One thing to check is the actual performance of the disk system itself. Especially if you use spinning disks (not SSD), your practical disk read speed may be one of the explaining factors for the performance. So, before doing too much optimization, check if reading the same data into memory (by, e.g., mydata = open('myfile.txt').read()) takes an equivalent amount of time. (Just make sure you do not get bitten by disk caches; if you load the same data twice, the second time it will be much faster because the data is already in RAM cache.)
See the update below before believing what I write underneath
If your problem is really parsing of the files, then I am not sure if any pure Python solution will help you. As you know the actual structure of the files, you do not need to use a generic CSV parser.
There are three things to try, though:
Python csv package and csv.reader
NumPy genfromtext
Numpy loadtxt
The third one is probably fastest if you can use it with your data. At the same time it has the most limited set of features. (Which actually may make it fast.)
Also, the suggestions given you in the comments by crclayton, BKay, and EdChum are good ones.
Try the different alternatives! If they do not work, then you will have to do write something in a compiled language (either compiled Python or, e.g. C).
Update: I do believe what chrisb says below, i.e. the pandas parser is fast.

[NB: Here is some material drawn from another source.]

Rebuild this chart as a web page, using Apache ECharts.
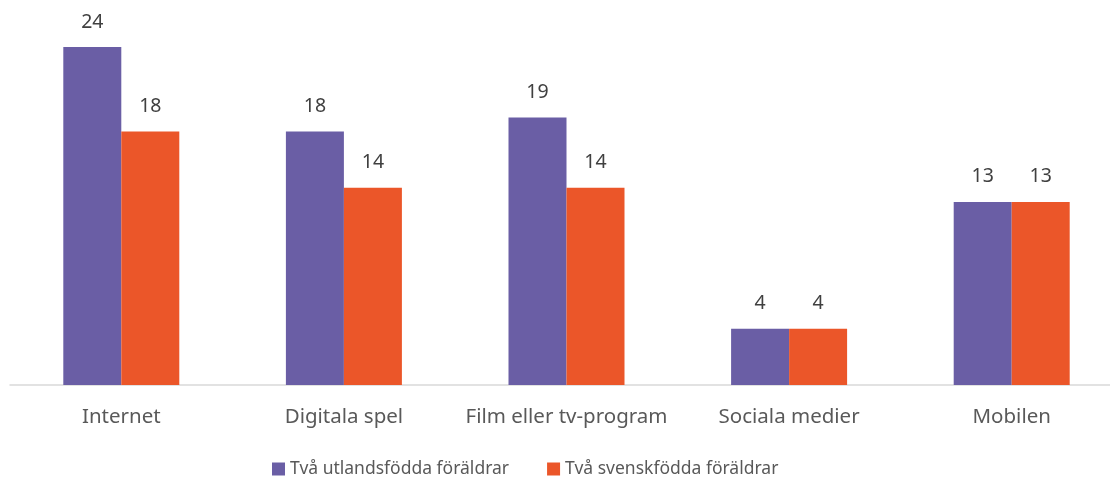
<!DOCTYPE html>
<html>
<head>
<meta charset="utf-8">
<script src="https://cdn.jsdelivr.net/npm/echarts@6/dist/echarts.min.js"></script>
<style>
  html, body { margin: 0; padding: 0; background: #fff; }
  #chart { width: 1110px; height: 480px; }
</style>
</head>
<body>
<div id="chart"></div>
<script>
// kategorier och värden
const categories = ['Internet', 'Digitala spel', 'Film eller tv-program', 'Sociala medier', 'Mobilen'];
const utlandsfodda = [24, 18, 19, 4, 13];
const svenskfodda = [18, 14, 14, 4, 13];
const seriesNames = ['Två utlandsfödda föräldrar', 'Två svenskfödda föräldrar'];

const font = '"Noto Sans", "Open Sans", sans-serif';
const chart = echarts.init(document.getElementById('chart'));

chart.setOption({
    backgroundColor: '#ffffff',
    animation: false,
    textStyle: { fontFamily: font },
    legend: {
        top: 455,
        left: 267,
        icon: 'rect',
        itemWidth: 13,
        itemHeight: 13,
        itemGap: 38,
        textStyle: { color: '#595959', fontSize: 17.5, fontFamily: font },
        data: seriesNames
    },
    grid: {
        left: 10,
        top: 47,
        width: 1113,
        height: 338,
        outerBoundsMode: 'none',
        containLabel: false
    },
    xAxis: {
        type: 'category',
        data: categories,
        axisLine: { lineStyle: { color: '#d9d9d9', width: 1.5 } },
        axisTick: { show: false },
        axisLabel: {
            color: '#595959',
            fontSize: 20.5,
            fontFamily: font,
            margin: 22,
            interval: 0
        }
    },
    yAxis: {
        type: 'value',
        min: 0,
        max: 24,
        show: false,
        splitLine: { show: false }
    },
    series: [
        {
            name: seriesNames[0],
            type: 'bar',
            barWidth: 58,
            barGap: '0%',
            itemStyle: { color: '#6a5ea5' },
            label: {
                show: true,
                position: 'top',
                distance: 15,
                color: '#404040',
                fontSize: 19.5,
                fontFamily: font
            },
            data: utlandsfodda
        },
        {
            name: seriesNames[1],
            type: 'bar',
            barWidth: 58,
            barGap: '0%',
            itemStyle: { color: '#eb5629' },
            label: {
                show: true,
                position: 'top',
                distance: 15,
                color: '#404040',
                fontSize: 19.5,
                fontFamily: font
            },
            data: svenskfodda
        }
    ]
});
</script>
</body>
</html>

Then the only way to make the parsing faster is to write an application-specific parser in C (or other compiled language). Generic parsing of CSV files is not straightforward, but if the exact structure of the file is known there may be shortcuts. In any case parsing text files is slow, so if you ever can translate it into something more palatable (HDF5, NumPy array), loading will be only limited by the I/O performance.
Modin is an early-stage project at UC Berkeley’s RISELab designed to facilitate the use of distributed computing for Data Science. It is a multiprocess Dataframe library with an identical API to pandas that allows users to speed up their Pandas workflows.
Modin accelerates Pandas queries by 4x on an 8-core machine, only requiring users to change a single line of code in their notebooks.
pip install modin
if using dask
pip install modin[dask]
import modin by typing
import modin.pandas as pd
It uses all CPU cores to import csv file and it is almost like pandas.
Most of the solutions are helpful here, I would like to say that parallelizing the loading can also help. Simple code below:
import os
import glob
path = r'C:\Users\data' # or whatever your path
data_files = glob.glob(os.path.join(path, "*.psv")) #list of all the files to be read
import reader
from multiprocessing import Pool
def read_psv_all (file_name):
return pd.read_csv(file_name,
delimiter='|', # change this as needed
low_memory=False
)
pool = Pool(processes=3) # can change 3 to number of processors you want to utilize
df_list = pool.map(read_psv_all, data_files)
df = pd.concat(df_list, ignore_index=True,axis=0, sort=False)
Note that if you are using windows/jupyter, it might be a sinister combination to use parallel processing. You might need to use if __name__ == '__main__' in your code.
Along with this, do utilize columns, dtypes which would definitely help.